The world’s largest food producer, Nestlé, has announced that it will be expanding its use of blockchain technology, through its membership with the IBM Food Trust Blockchain Initiative, to the company’s luxury coffee brand Zoégas.
Nestlé launched select editions of Zoégas whole beans and roast & ground coffee in Sweden with the ‘Summer 2020’ range being a 100% Rainforest Alliance certified blend of arabica coffee beans from three origins – Brazil, Rwanda and Colombia. Through blockchain-recorded data, buyers of the coffee will now be able to trace their coffee back to the different origins.
The partnership with the Rainforest Alliance is important in this journey of accountability, traceability and transparency as the alliance independently provides reliable data beyond what is usually disclosed by Nestlé.
The Rainforest Alliance provides its own certification information, guaranteeing the traceability of the coffee. This information is directly accessible to everyone with the IBM Food Trust blockchain platform.
By scanning the QR code on the packaging, consumers can follow the coffee journey from the growing locations to the Zoégas factory in Helsingborg where the beans are roasted, grounded and packed. The data includes information about farmers, time of harvest, transaction certificate for the specific shipments, as well as the roasting period.
I spoke with Benjamin Dubois, Blockchain lead and digital transformation manager at Nestlé, and he explained the significance of this new blockchain milestone for Nestlé, and for providing transparency to consumers.
“The collaboration with Zoégas and the Rain Forest Alliance constitutes a major milestone for us. Indeed, for the first time in this category and for Nestlé, an independent, highly recognized organisation, the Rainforest Alliance, upload their own information on the coffee Nestlé source and inform consumers on Nestlé products via the IBM Food Trust platform,” Dubois explained.
“This is a step forward into our journey to leverage technologies for trust and transparency for consumers, where we are piloting not just IBM Food Trust but other technologies and platforms (for instance OpenSC) to give us a robust technology portfolio covering for most of our use cases in this field.”
“We are certainly looking at expanding the use of IBM Food Trust to more products, and not just in the coffee category, in the next months as part of our drive for transparency.”
Nestlé’s ongoing blockchain work
Nestlé, as one of the founding members of the IBM Food Trust, has been driving the use of blockchain in food supply chain management. The company’s work has actually expanded beyond just the use of IBM’s private blockchain as they announced a partnership with OpenSC to pilot a public blockchain for a few essential commodities in 2019.
Dubois explained that the work being done with the public blockchain’s has been about the use of public blockchain for key commodities and issues around sustainability.

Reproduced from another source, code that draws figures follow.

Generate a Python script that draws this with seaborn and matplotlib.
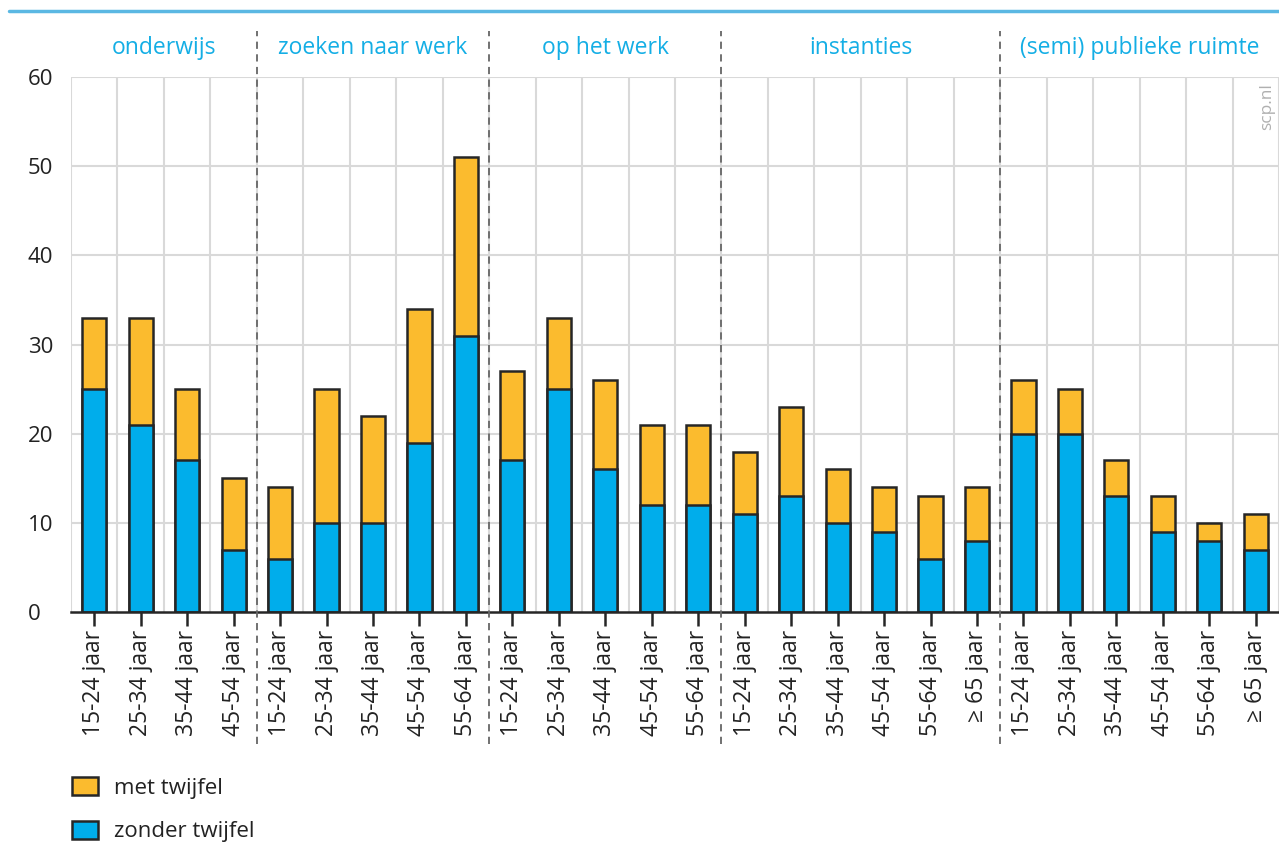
import pandas as pd
import numpy as np
import matplotlib
matplotlib.use("Agg")
import matplotlib.pyplot as plt
import seaborn as sns
from matplotlib.patches import Patch

# Data (percentages)
groups = ["onderwijs", "zoeken naar werk", "op het werk", "instanties", "(semi) publieke ruimte"]
ages = [
    ["15-24 jaar", "25-34 jaar", "35-44 jaar", "45-54 jaar"],
    ["15-24 jaar", "25-34 jaar", "35-44 jaar", "45-54 jaar", "55-64 jaar"],
    ["15-24 jaar", "25-34 jaar", "35-44 jaar", "45-54 jaar", "55-64 jaar"],
    ["15-24 jaar", "25-34 jaar", "35-44 jaar", "45-54 jaar", "55-64 jaar", "≥ 65 jaar"],
    ["15-24 jaar", "25-34 jaar", "35-44 jaar", "45-54 jaar", "55-64 jaar", "≥ 65 jaar"],
]
zonder_twijfel = [25, 21, 17, 7,
                  6, 10, 10, 19, 31,
                  17, 25, 16, 12, 12,
                  11, 13, 10, 9, 6, 8,
                  20, 20, 13, 9, 8, 7]
totaal = [33, 33, 25, 15,
          14, 25, 22, 34, 51,
          27, 33, 26, 21, 21,
          18, 23, 16, 14, 13, 14,
          26, 25, 17, 13, 10, 11]

rows = []
for g, a_list in zip(groups, ages):
    for a in a_list:
        rows.append((g, a))
df = pd.DataFrame(rows, columns=["groep", "leeftijd"])
df["key"] = [f"{i:02d}|{a}" for i, a in enumerate(df["leeftijd"])]
df["zonder"] = zonder_twijfel
df["totaal"] = totaal

orange = "#fbbb2e"
blue = "#00adeb"
cyan = "#14aee5"
edge = "#262626"

sns.set_theme(style="white")
plt.rcParams["font.family"] = ["Open Sans", "DejaVu Sans"]

fig = plt.figure(figsize=(12.79, 8.46), dpi=100)
ax = fig.add_axes([71 / 1279, 1 - 612 / 846, 1 - 71 / 1279, (612 - 77) / 846])

sns.barplot(data=df, x="key", y="totaal", color=orange, edgecolor=edge, linewidth=1.8,
            width=0.52, saturation=1, ax=ax, zorder=3)
sns.barplot(data=df, x="key", y="zonder", color=blue, edgecolor=edge, linewidth=1.8,
            width=0.52, saturation=1, ax=ax, zorder=4)

n = len(df)
ax.set_xlim(-0.5, n - 0.5)
ax.set_ylim(0, 60)
ax.set_yticks(range(0, 61, 10))
ax.set_yticklabels([str(v) for v in range(0, 61, 10)], fontsize=16, color="#222222")
ax.set_xticks(range(n))
ax.set_xticklabels(df["leeftijd"], rotation=90, fontsize=16.5, color="#222222")
ax.tick_params(axis="x", length=10, width=1.8, color=edge, pad=3, bottom=True)
ax.tick_params(axis="y", length=0, pad=31)
for lab in ax.get_yticklabels():
    lab.set_horizontalalignment("left")
ax.set_xlabel("")
ax.set_ylabel("")

# grid
for y in range(10, 61, 10):
    ax.axhline(y, color="#d9d9d9", lw=1.5, zorder=1)
for x in np.arange(-0.5, n, 1.0):
    ax.axvline(x, color="#d9d9d9", lw=1.5, zorder=1)
for s in ["top", "right", "left"]:
    ax.spines[s].set_visible(False)
ax.spines["bottom"].set_color(edge)
ax.spines["bottom"].set_linewidth(1.8)
ax.spines["bottom"].set_zorder(5)

# group separators and labels
sizes = [len(a) for a in ages]
bounds = np.cumsum([0] + sizes) - 0.5
for b in bounds[1:-1]:
    ax.plot([b, b], [-14.8, 65.2], ls=(0, (4, 3)), color="#666666", lw=1.3,
            clip_on=False, zorder=6)
for g, lo, hi in zip(groups, bounds[:-1], bounds[1:]):
    ax.text((lo + hi) / 2, 63.3, g, ha="center", va="center", fontsize=16.5,
            color=cyan, clip_on=False)

# top line
fig.add_artist(plt.Line2D([9 / 1279, 1], [1 - 11 / 846, 1 - 11 / 846],
                          color="#5bb8e3", lw=2.5))

# watermark
ax.text(n - 0.75, 59.3, "scp.nl", rotation=90, ha="center", va="top",
        fontsize=12.5, color="#b0b0b0")

# legend
handles = [Patch(facecolor=orange, edgecolor=edge, linewidth=1.8, label="met twijfel"),
           Patch(facecolor=blue, edgecolor=edge, linewidth=1.8, label="zonder twijfel")]
fig.legend(handles=handles, loc="upper left", bbox_to_anchor=(52 / 1279, 1 - 757 / 846),
           frameon=False, fontsize=16, handlelength=1.15, handleheight=0.85,
           labelspacing=1.0, handletextpad=0.75, labelcolor="#222222")

fig.savefig("out.png", dpi=100)
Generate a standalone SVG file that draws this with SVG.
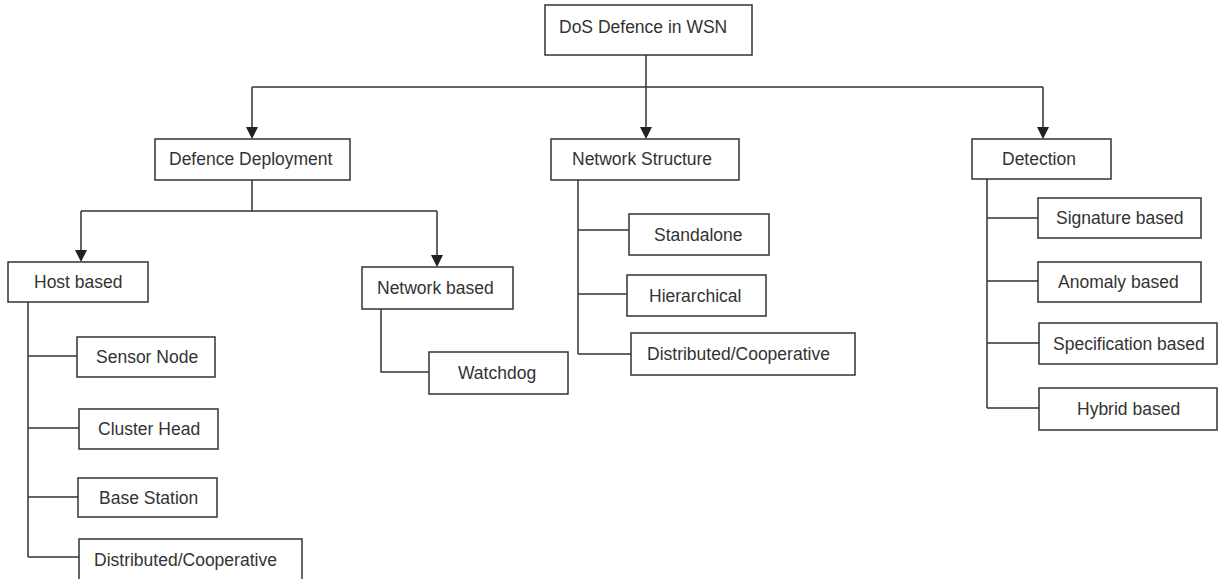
<svg xmlns="http://www.w3.org/2000/svg" width="1219" height="579" viewBox="0 0 1219 579">
<style>
.box{fill:#fff;stroke:#333;stroke-width:1.5}
.lbl{font-family:"Liberation Sans",Arial,sans-serif;font-size:17.5px;fill:#333}
.ln{fill:none;stroke:#333;stroke-width:1.5}
.arw{fill:none;stroke:#333;stroke-width:1.5;marker-end:url(#arr)}
</style>
<defs>
<marker id="arr" markerUnits="userSpaceOnUse" markerWidth="12" markerHeight="12" refX="6" refY="12" orient="auto" viewBox="0 0 12 12">
<path d="M0,0 L12,0 L6,12 Z" fill="#222" transform="rotate(-90 6 6) rotate(90 6 6)"/>
</marker>
</defs>
<rect width="1219" height="579" fill="#fff"/>
<g id="connectors">
<path class="ln" d="M646,55 V87 M252,87 H1043"/>
<path class="ln" d="M252,87 V128 M646,87 V128 M1043,87 V128"/>
<path d="M246,127 L258,127 L252,139 Z M640,127 L652,127 L646,139 Z M1037,127 L1049,127 L1043,139 Z" fill="#222"/>
<path class="ln" d="M252,180 V211 M81,211 H437 M81,211 V251 M437,211 V256"/>
<path d="M75,250 L87,250 L81,262 Z M431,255 L443,255 L437,267 Z" fill="#222"/>
<path class="ln" d="M28,302 V557 M28,356 H77 M28,428 H79 M28,497 H78 M28,557 H79"/>
<path class="ln" d="M381,309 V372 H429"/>
<path class="ln" d="M578,180 V354 M578,230 H629 M578,294 H627 M578,354 H631"/>
<path class="ln" d="M987,179 V408 M987,218 H1038 M987,281 H1038 M987,343 H1039 M987,408 H1039"/>
</g>
<g id="root"><rect class="box" x="545" y="5" width="207" height="50"/><text class="lbl" x="559" y="33">DoS Defence in WSN</text></g>
<g id="defence-deployment"><rect class="box" x="155" y="139" width="195" height="41"/><text class="lbl" x="169" y="165">Defence Deployment</text></g>
<g id="network-structure"><rect class="box" x="551" y="139" width="188" height="41"/><text class="lbl" x="572" y="165">Network Structure</text></g>
<g id="detection"><rect class="box" x="972" y="139" width="139" height="40"/><text class="lbl" x="1002" y="165">Detection</text></g>
<g id="host-based"><rect class="box" x="8" y="262" width="140" height="40"/><text class="lbl" x="34" y="288">Host based</text></g>
<g id="network-based"><rect class="box" x="362" y="267" width="151" height="42"/><text class="lbl" x="377" y="294">Network based</text></g>
<g id="sensor-node"><rect class="box" x="77" y="337" width="138" height="40"/><text class="lbl" x="96" y="363">Sensor Node</text></g>
<g id="cluster-head"><rect class="box" x="79" y="409" width="139" height="40"/><text class="lbl" x="98" y="435">Cluster Head</text></g>
<g id="base-station"><rect class="box" x="78" y="478" width="139" height="39"/><text class="lbl" x="99" y="504">Base Station</text></g>
<g id="host-distributed"><rect class="box" x="79" y="539" width="223" height="45"/><text class="lbl" x="94" y="566">Distributed/Cooperative</text></g>
<g id="watchdog"><rect class="box" x="429" y="352" width="139" height="42"/><text class="lbl" x="458" y="379">Watchdog</text></g>
<g id="standalone"><rect class="box" x="629" y="214" width="140" height="41"/><text class="lbl" x="654" y="241">Standalone</text></g>
<g id="hierarchical"><rect class="box" x="627" y="275" width="139" height="41"/><text class="lbl" x="649" y="302">Hierarchical</text></g>
<g id="ns-distributed"><rect class="box" x="631" y="333" width="224" height="42"/><text class="lbl" x="647" y="360">Distributed/Cooperative</text></g>
<g id="signature-based"><rect class="box" x="1038" y="198" width="163" height="40"/><text class="lbl" x="1056" y="224">Signature based</text></g>
<g id="anomaly-based"><rect class="box" x="1038" y="262" width="163" height="40"/><text class="lbl" x="1058" y="288">Anomaly based</text></g>
<g id="specification-based"><rect class="box" x="1039" y="323" width="178" height="41"/><text class="lbl" x="1053" y="350">Specification based</text></g>
<g id="hybrid-based"><rect class="box" x="1039" y="388" width="178" height="42"/><text class="lbl" x="1077" y="415">Hybrid based</text></g>
</svg>
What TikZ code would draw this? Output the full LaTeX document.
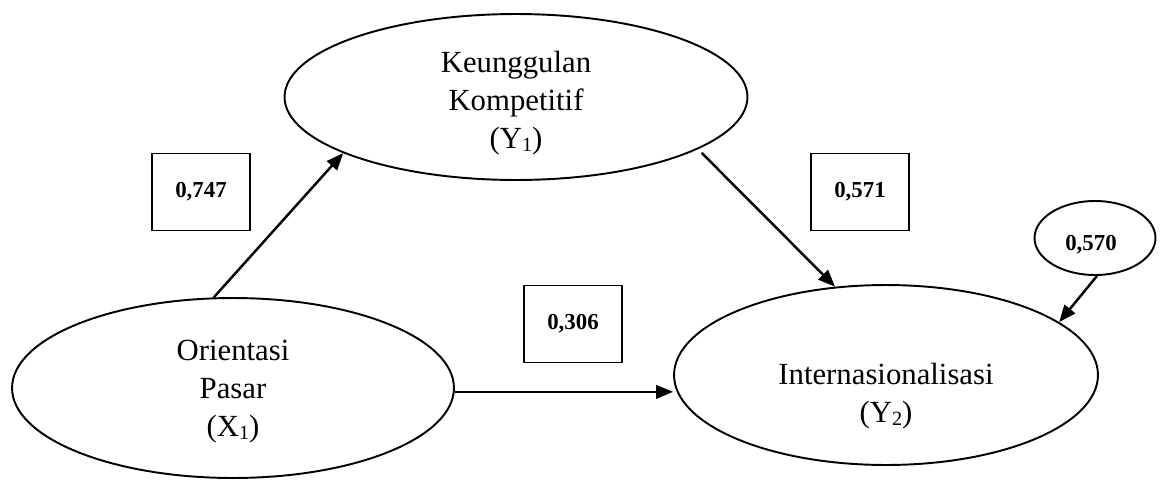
\documentclass[tikz,border=0pt]{standalone}
\usepackage{fontspec}
\setmainfont{Liberation Serif}
\usetikzlibrary{arrows.meta,%
                shapes,positioning}
\newcommand{\lowidx}[1]{\raisebox{-0.2ex}{\fontsize{11.5}{11.5}\selectfont #1}}

\begin{document}
\begin{tikzpicture}[x=0.02cm,y=-0.02cm,
  latent/.style={draw,ellipse,line width=1.1pt,inner sep=0pt},
  lbl/.style={align=center,inner sep=0pt,font=\fontsize{17.5}{21.6}\selectfont},
  coef/.style={draw,line width=1.1pt,minimum width=1.96cm,minimum height=1.54cm,
               font=\fontsize{13}{15}\selectfont\bfseries},
  link/.style={-{Triangle[length=0.34cm,width=0.27cm]},line width=1.4pt}]
\useasboundingbox (0,0) rectangle (1165,480);
% latent variables
\node[latent,minimum width=8.84cm,minimum height=3.6cm] (x1) at (233,388) {};
\node[latent,minimum width=9.26cm,minimum height=3.32cm] (y1) at (516,97) {};
\node[latent,minimum width=8.48cm,minimum height=3.6cm] (y2) at (886,375) {};
\node[latent,minimum width=2.42cm,minimum height=1.48cm] (e2) at (1095,238) {};
\node[lbl] (x1txt) at (233,392) {Orientasi\\Pasar\\(X\lowidx{1})};
\node[lbl] (y1txt) at (516,103) {Keunggulan\\Kompetitif\\(Y\lowidx{1})};
\node[lbl] (y2txt) at (886,396) {Internasionalisasi\\(Y\lowidx{2})};
\node[font=\fontsize{13}{15}\selectfont\bfseries] (e2txt) at (1091,245) {0,570};
% coefficients
\node[coef] (b1) at (201,192) {0,747};
\node[coef] (b2) at (860,192) {0,571};
\node[coef] (b3) at (573,324) {0,306};
% paths
\draw[link] (x1.102) -- (y1.198);
\draw[link,shorten <=0.1cm] (y1.344) -- (y2.120);
\draw[link] (x1.-1) -- (x1.-1 -| y2.west);
\draw[link] (e2.-87) -- (y2.17);
\end{tikzpicture}
\end{document}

“These are longer term projects, as we sometimes have to start from the beginning to implement the right technologies to build traceability and transparency in complex supply chains, but also to construct a data-driven, continuous way to monitor and report our impact to consumers and interested parties.”
“This is still on-going with OpenSC, on dairy (starting in NZ) and palm oil (starting in Mexico). A lot of exciting work, technology tests and implementations have happened recently and I hope you will be able to see early incarnations of that in the course of 2020,” he told me.
The benefit of Nestlé using both OpenSC and IBM’s Foodtrust, as well as the IFT Consortium allows them to broadly tackle the data that is available in the food supply chain management sector.
“For Nestlé, IFT is a ready to use solution that is great to convey and consolidate existing data sources that increase the traceability on our products, allowing us to be more transparent than ever with consumers,” Dubois added.
“In addition, the maturity of the solution and our experience with it means that we can be fast to deploy to new products and help our partners understand how to supply data. In 2019 we went live with consumers in France on two products, and in the Nordics with one. These were milestones, both from as the first tests with consumers and from an implementation perspective.”